▼
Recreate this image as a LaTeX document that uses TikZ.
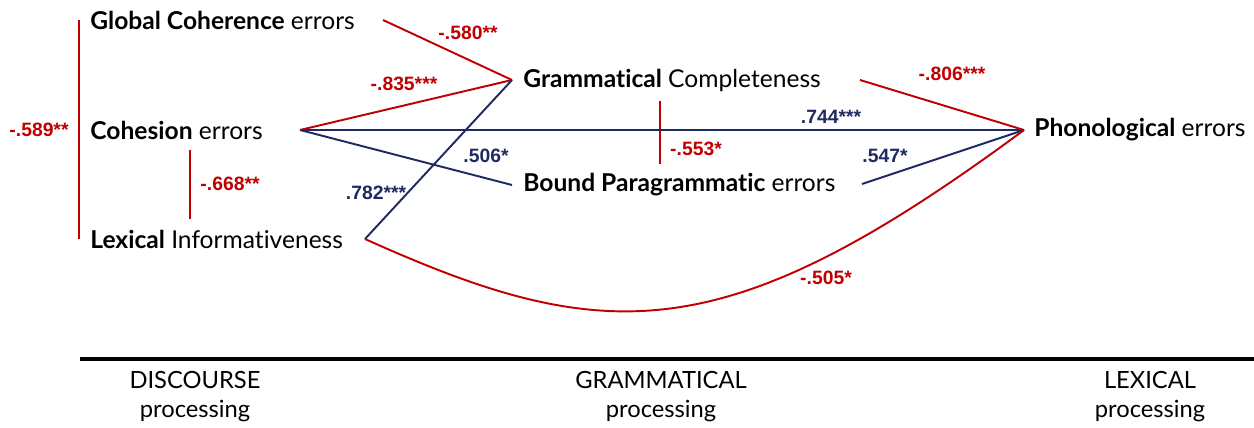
\documentclass[tikz,border=0pt]{standalone}
\usepackage{fontspec}
\setmainfont{Lato}[Ligatures={NoCommon}]
\newfontfamily\corrfont{Liberation Sans}
\usetikzlibrary{positioning, calc}
\definecolor{CorrRed}{HTML}{C00000}
\definecolor{CorrBlue}{HTML}{1F2A60}
\tikzset{
    % Measure nodes
    measure/.style={
        anchor=west,
        inner sep=0pt,
        font=\fontsize{14}{16}\selectfont
    },
    levelname/.style={
        align=center,
        inner sep=0pt,
        font=\fontsize{13.5}{16.5}\selectfont
    },
    % Correlation links
    poslink/.style={
        draw=CorrBlue,
        line width=1.1pt
    },
    neglink/.style={
        draw=CorrRed,
        line width=1.1pt
    },
    poslabel/.style={
        inner sep=0pt,
        text=CorrBlue,
        font=\corrfont\bfseries\fontsize{11}{13}\selectfont
    },
    neglabel/.style={
        inner sep=0pt,
        text=CorrRed,
        font=\corrfont\bfseries\fontsize{11}{13}\selectfont
    }
}

\begin{document}
\begin{tikzpicture}[x=0.02cm, y=-0.02cm]
    \useasboundingbox (0,0) rectangle (1254,428);

    % Discourse measures
    \node[measure] (glob) at (90,20) {\textbf{Global Coherence} errors};
    \node[measure] (coh) at (90,130) {\textbf{Cohesion} errors};
    \node[measure] (lex) at (90,239) {\textbf{Lexical} Informativeness};

    % Grammatical measures
    \node[measure] (gram) at (523,80) {\textbf{Grammatical} Completeness};
    \node[measure] (bound) at (523,185) {\textbf{Bound Paragrammatic} errors};

    % Lexical measure
    \node[measure] (phon) at (1034,130) {\textbf{Phonological} errors};

    % Connector ends
    \coordinate (glob-out) at (383,20);
    \coordinate (coh-out) at (300,130);
    \coordinate (lex-out) at (365,239);
    \coordinate (gram-in) at (512,80);
    \coordinate (gram-out) at (860,80);
    \coordinate (bound-in) at (512,185);
    \coordinate (bound-out) at (862,184);
    \coordinate (phon-in) at (1024,130);

    % Brackets
    \coordinate (br1-top) at (79,20);
    \coordinate (br1-bot) at (79,239);
    \coordinate (br2-top) at (190,150);
    \coordinate (br2-bot) at (190,219);
    \coordinate (br3-top) at (660,101);
    \coordinate (br3-bot) at (660,164);
    \draw[neglink] (br1-top) -- (br1-bot);
    \draw[neglink] (br2-top) -- (br2-bot);
    \draw[neglink] (br3-top) -- (br3-bot);

    % Links
    \draw[neglink] (glob-out) -- (gram-in);
    \draw[neglink] (coh-out) -- (gram-in);
    \draw[poslink] (coh-out) -- (phon-in);
    \draw[poslink] (coh-out) -- (bound-in);
    \draw[poslink] (lex-out) -- (gram-in);
    \draw[neglink] (gram-out) -- (phon-in);
    \draw[poslink] (bound-out) -- (phon-in);
    \draw[neglink] (lex-out) .. controls (605,347) and (724,352) .. (phon-in);

    % Coefficients
    \node[neglabel] (r-glob-lex) at (39,130) {-.589**};
    \node[neglabel] (r-coh-lex) at (230,184) {-.668**};
    \node[poslabel] (r-lex-gram) at (376,193) {.782***};
    \node[neglabel] (r-coh-gram) at (404,84) {-.835***};
    \node[neglabel] (r-glob-gram) at (468,33) {-.580**};
    \node[poslabel] (r-coh-bound) at (486,156) {.506*};
    \node[neglabel] (r-gram-bound) at (696,149) {-.553*};
    \node[poslabel] (r-coh-phon) at (831,117) {.744***};
    \node[neglabel] (r-gram-phon) at (952,74) {-.806***};
    \node[poslabel] (r-bound-phon) at (885,156) {.547*};
    \node[neglabel] (r-lex-phon) at (826,278) {-.505*};

    % Processing levels
    \coordinate (axis-l) at (80,359);
    \coordinate (axis-r) at (1254,359);
    \draw[line width=2.4pt] (axis-l) -- (axis-r);
    \node[levelname] (disc) at (195,397) {DISCOURSE\\processing};
    \node[levelname] (gramlev) at (661,397) {GRAMMATICAL\\processing};
    \node[levelname] (lexlev) at (1150,397) {LEXICAL\\processing};
\end{tikzpicture}
\end{document}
▲
> **Instructions to follow**: Images in the data above are to be skipped. Retype all other material exactly.

> **Full output**:
Recreate this image as a LaTeX document that uses TikZ.
\documentclass[tikz,border=0pt]{standalone}
\usepackage{fontspec}
\setmainfont{Lato}[Ligatures={NoCommon}]
\newfontfamily\corrfont{Liberation Sans}
\usetikzlibrary{positioning, calc}
\definecolor{CorrRed}{HTML}{C00000}
\definecolor{CorrBlue}{HTML}{1F2A60}
\tikzset{
    % Measure nodes
    measure/.style={
        anchor=west,
        inner sep=0pt,
        font=\fontsize{14}{16}\selectfont
    },
    levelname/.style={
        align=center,
        inner sep=0pt,
        font=\fontsize{13.5}{16.5}\selectfont
    },
    % Correlation links
    poslink/.style={
        draw=CorrBlue,
        line width=1.1pt
    },
    neglink/.style={
        draw=CorrRed,
        line width=1.1pt
    },
    poslabel/.style={
        inner sep=0pt,
        text=CorrBlue,
        font=\corrfont\bfseries\fontsize{11}{13}\selectfont
    },
    neglabel/.style={
        inner sep=0pt,
        text=CorrRed,
        font=\corrfont\bfseries\fontsize{11}{13}\selectfont
    }
}

\begin{document}
\begin{tikzpicture}[x=0.02cm, y=-0.02cm]
    \useasboundingbox (0,0) rectangle (1254,428);

    % Discourse measures
    \node[measure] (glob) at (90,20) {\textbf{Global Coherence} errors};
    \node[measure] (coh) at (90,130) {\textbf{Cohesion} errors};
    \node[measure] (lex) at (90,239) {\textbf{Lexical} Informativeness};

    % Grammatical measures
    \node[measure] (gram) at (523,80) {\textbf{Grammatical} Completeness};
    \node[measure] (bound) at (523,185) {\textbf{Bound Paragrammatic} errors};

    % Lexical measure
    \node[measure] (phon) at (1034,130) {\textbf{Phonological} errors};

    % Connector ends
    \coordinate (glob-out) at (383,20);
    \coordinate (coh-out) at (300,130);
    \coordinate (lex-out) at (365,239);
    \coordinate (gram-in) at (512,80);
    \coordinate (gram-out) at (860,80);
    \coordinate (bound-in) at (512,185);
    \coordinate (bound-out) at (862,184);
    \coordinate (phon-in) at (1024,130);

    % Brackets
    \coordinate (br1-top) at (79,20);
    \coordinate (br1-bot) at (79,239);
    \coordinate (br2-top) at (190,150);
    \coordinate (br2-bot) at (190,219);
    \coordinate (br3-top) at (660,101);
    \coordinate (br3-bot) at (660,164);
    \draw[neglink] (br1-top) -- (br1-bot);
    \draw[neglink] (br2-top) -- (br2-bot);
    \draw[neglink] (br3-top) -- (br3-bot);

    % Links
    \draw[neglink] (glob-out) -- (gram-in);
    \draw[neglink] (coh-out) -- (gram-in);
    \draw[poslink] (coh-out) -- (phon-in);
    \draw[poslink] (coh-out) -- (bound-in);
    \draw[poslink] (lex-out) -- (gram-in);
    \draw[neglink] (gram-out) -- (phon-in);
    \draw[poslink] (bound-out) -- (phon-in);
    \draw[neglink] (lex-out) .. controls (605,347) and (724,352) .. (phon-in);

    % Coefficients
    \node[neglabel] (r-glob-lex) at (39,130) {-.589**};
    \node[neglabel] (r-coh-lex) at (230,184) {-.668**};
    \node[poslabel] (r-lex-gram) at (376,193) {.782***};
    \node[neglabel] (r-coh-gram) at (404,84) {-.835***};
    \node[neglabel] (r-glob-gram) at (468,33) {-.580**};
    \node[poslabel] (r-coh-bound) at (486,156) {.506*};
    \node[neglabel] (r-gram-bound) at (696,149) {-.553*};
    \node[poslabel] (r-coh-phon) at (831,117) {.744***};
    \node[neglabel] (r-gram-phon) at (952,74) {-.806***};
    \node[poslabel] (r-bound-phon) at (885,156) {.547*};
    \node[neglabel] (r-lex-phon) at (826,278) {-.505*};

    % Processing levels
    \coordinate (axis-l) at (80,359);
    \coordinate (axis-r) at (1254,359);
    \draw[line width=2.4pt] (axis-l) -- (axis-r);
    \node[levelname] (disc) at (195,397) {DISCOURSE\\processing};
    \node[levelname] (gramlev) at (661,397) {GRAMMATICAL\\processing};
    \node[levelname] (lexlev) at (1150,397) {LEXICAL\\processing};
\end{tikzpicture}
\end{document}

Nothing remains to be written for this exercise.